Abandon Text!

W. H. Auden once said: "Poems are not finished; they are abandoned." I have been abandoning writing projects for many years, since only the pressure of deadline and high expectations ever got me to finish, or even start, anything of merit. This blog is an attempt to create a more consistent, self-directed writing habit. Hopefully a direction and voice will emerge.

Friday, March 31, 2006

Husband downsized

Some guy in Michigan has made a little PR stunt by going "on strike" to protest his wife co-sleeping with their two kids. (I would give you the link, but I don't want to give him any more Google money by driving his ranking up.) He set up a tent on the roof of his house and put up big signs. The national press picked it up, as a part of what Sandra Tsing Loh describes as the "wacky news" circuit: "Husband goes on strike to protest loss of love life."

My wife, and all her Attachment Parenting friends, are incensed.

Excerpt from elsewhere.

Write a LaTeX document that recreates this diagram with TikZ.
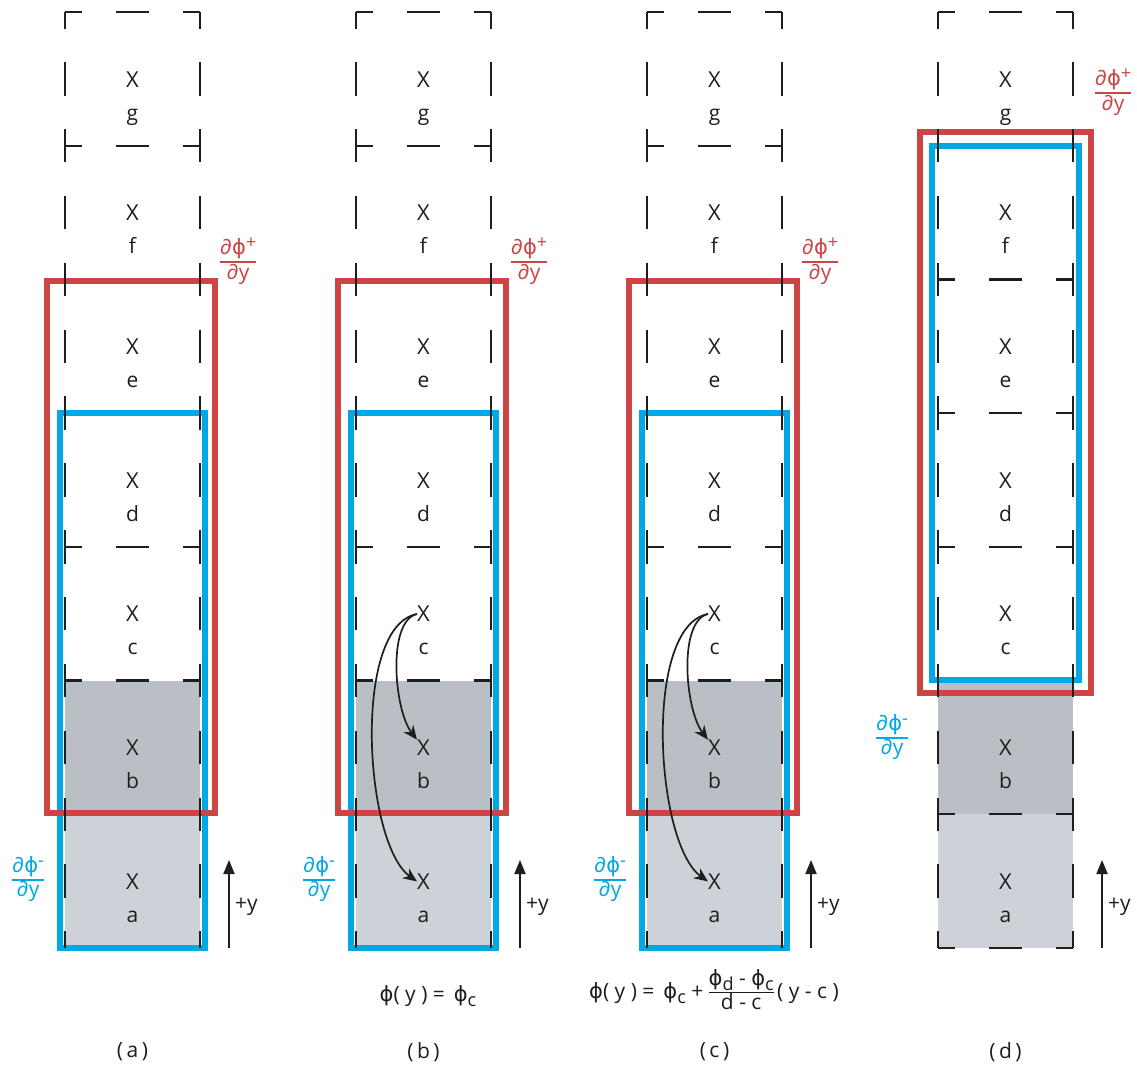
\documentclass[tikz,border=0pt]{standalone}
\usepackage{fontspec}
\setmainfont{Open Sans}
\newfontfamily\phifont{DejaVu Sans}
\usetikzlibrary{arrows.meta}
\definecolor{myred}{RGB}{204,68,68}
\definecolor{myblue}{RGB}{0,168,228}
\definecolor{grayB}{RGB}{186,191,198}
\definecolor{grayA}{RGB}{205,210,216}
\definecolor{ink}{RGB}{30,30,30}
\newcommand\fracbox[3]{{\setlength\arrayrulewidth{#3}\renewcommand\arraystretch{0.95}\begin{tabular}{@{}c@{}}#1\\\hline #2\end{tabular}}}
\newcommand\ph{{\phifont ϕ}}
\newcommand\supr[1]{\raisebox{6pt}{\fontsize{18}{20}\selectfont #1}}
\newcommand\subr[1]{\raisebox{-5pt}{\fontsize{18}{20}\selectfont #1}}
\tikzset{
 vdash/.style={draw=ink, line width=2.4pt, dash pattern=on 33.43pt off 33.43pt, dash phase=16.71pt},
 hdash/.style={draw=ink, line width=2.4pt, dash pattern=on 33.75pt off 33.75pt, dash phase=16.875pt},
 redbox/.style={draw=myred, line width=6.5pt},
 bluebox/.style={draw=myblue, line width=6.5pt},
 cellX/.style={font=\fontsize{22}{26}\selectfont, inner sep=0pt, text=ink, anchor=base},
 cellL/.style={font=\fontsize{21}{26}\selectfont, inner sep=0pt, text=ink, anchor=base},
 redlab/.style={font=\fontsize{21}{24}\selectfont, inner sep=0pt, text=myred},
 bluelab/.style={font=\fontsize{21}{24}\selectfont, inner sep=0pt, text=myblue},
 flowarrow/.style={draw=ink, line width=1.7pt, -{Stealth[length=14pt,width=12pt]}},
 yarrow/.style={draw=ink, line width=2pt, -{Triangle[length=14pt,width=11pt]}},
 plainlab/.style={font=\fontsize{21}{24}\selectfont, inner sep=0pt, text=ink},
}
\begin{document}
\begin{tikzpicture}[x=1pt,y=-1pt]
\useasboundingbox (0,0) rectangle (1137,1073);
\fill[white] (0,0) rectangle (1137,1073);
\foreach \p/\ox/\isd in {a/0/0,b/291/0,c/582/0,d/873/1}{
 \begin{scope}[xshift=\ox pt]
  % fills
  \fill[grayB] (65,680.6) rectangle (200,814.3);
  \fill[grayA] (65,814.3) rectangle (200,948);
  % horizontal boundaries
  \foreach \k in {0,...,7}{
   \draw[hdash] (65,{12+\k*133.714}) -- (200,{12+\k*133.714});
  }
  % boxes
  \ifnum\isd=1
   \draw[bluebox] (59,146) rectangle (206,680);
   \draw[redbox] (47,132) rectangle (218,693);
   \node[redlab] (\p-plus) at (240,93) {\fracbox{∂\ph\supr{+}}{∂y}{2pt}};
   \node[bluelab] (\p-minus) at (19,738) {\fracbox{∂\ph\supr{-}}{∂y}{2pt}};
  \else
   \draw[bluebox] (60,413) rectangle (205,948);
   \draw[redbox] (47,281) rectangle (215,813);
   \node[redlab] (\p-plus) at (238,262) {\fracbox{∂\ph\supr{+}}{∂y}{2pt}};
   \node[bluelab] (\p-minus) at (28,880) {\fracbox{∂\ph\supr{-}}{∂y}{2pt}};
  \fi
  % vertical edges
  \draw[vdash] (65,12) -- (65,948);
  \draw[vdash] (200,12) -- (200,948);
  % cell texts
  \foreach \l [count=\i from 0] in {g,f,e,d,c,b,a}{
   \node[cellX] (\p X\l) at (132.5,{12+\i*133.714+75}) {X};
   \node[cellL] (\p L\l) at (132.5,{12+\i*133.714+108}) {\l};
  }
  % +y arrow
  \coordinate (\p-ybot) at (229,948);
  \coordinate (\p-ytop) at (229,860);
  \draw[yarrow] (\p-ybot) -- (\p-ytop);
  \node[plainlab, anchor=west] (\p-ylab) at (235,907) {+y};
  % panel label
  \node[plainlab] (\p-panel) at (132.5,1052) {(\,\p\,)};
 \end{scope}
}
% flow arrows
\foreach \p in {b,c}{
 \draw[flowarrow] (\p Xc.west) .. controls +(-30,7) and +(-23,-30) .. (\p Xb.north west);
 \draw[flowarrow] (\p Xc.west) .. controls +(-65,12) and +(-53,-38) .. (\p Xa.west);
}
% formulas
\node[plainlab, anchor=base] (formb) at (428,1001) {\ph( y ) = \,\ph\subr{c}};
\node[plainlab, anchor=base] (formc) at (714,998) {\ph( y ) = \,\ph\subr{c} + \fracbox{\ph\subr{d} - \ph\subr{c}}{d - c}{1pt}\,( y - c )};
\end{tikzpicture}
\end{document}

The only thing that keeps them from firing off angry letters and press releases is the knowledge that it would only fuel the attention the guy is getting and potentially move him from one day of "wacky news" to several days of "serious" news.

A few observations:

There are probably lots of husbands out there who aren't getting enough attention from their wives. None of them, however, look any stronger by making a public display of it. It's pretty pathetic, actually. "Oh, woe is me, I'm not getting any." Even if you're sympathetic, you can't respect the guy.

I have always been suspicious of whatever monstrous notion brings people onto national TV to spill their guts in front of a live studio audience and millions of other emotional voyeurs. I suspect that they really, really believe that they are right, and if only people knew the story they would agree, and then they could finally win the argument. And yet, somehow, it never works out that way. They are always, always diminished.

More importantly, the guy should know by now that the world does not revolve around him. His wife is more concerned about the kids than about him . . . and that's the way it should be. Even Dr. Laura, for all of her well-timed support for "the proper care and feeding of husbands", comes on the air by announcing, "I am my kid's mom" . . . not, "I am my husband's wife."

Nor will removing the kids from the bedroom make the kids' nighttime needs go away. It just moves the needs down the hall . . . and the wife will probably go with them.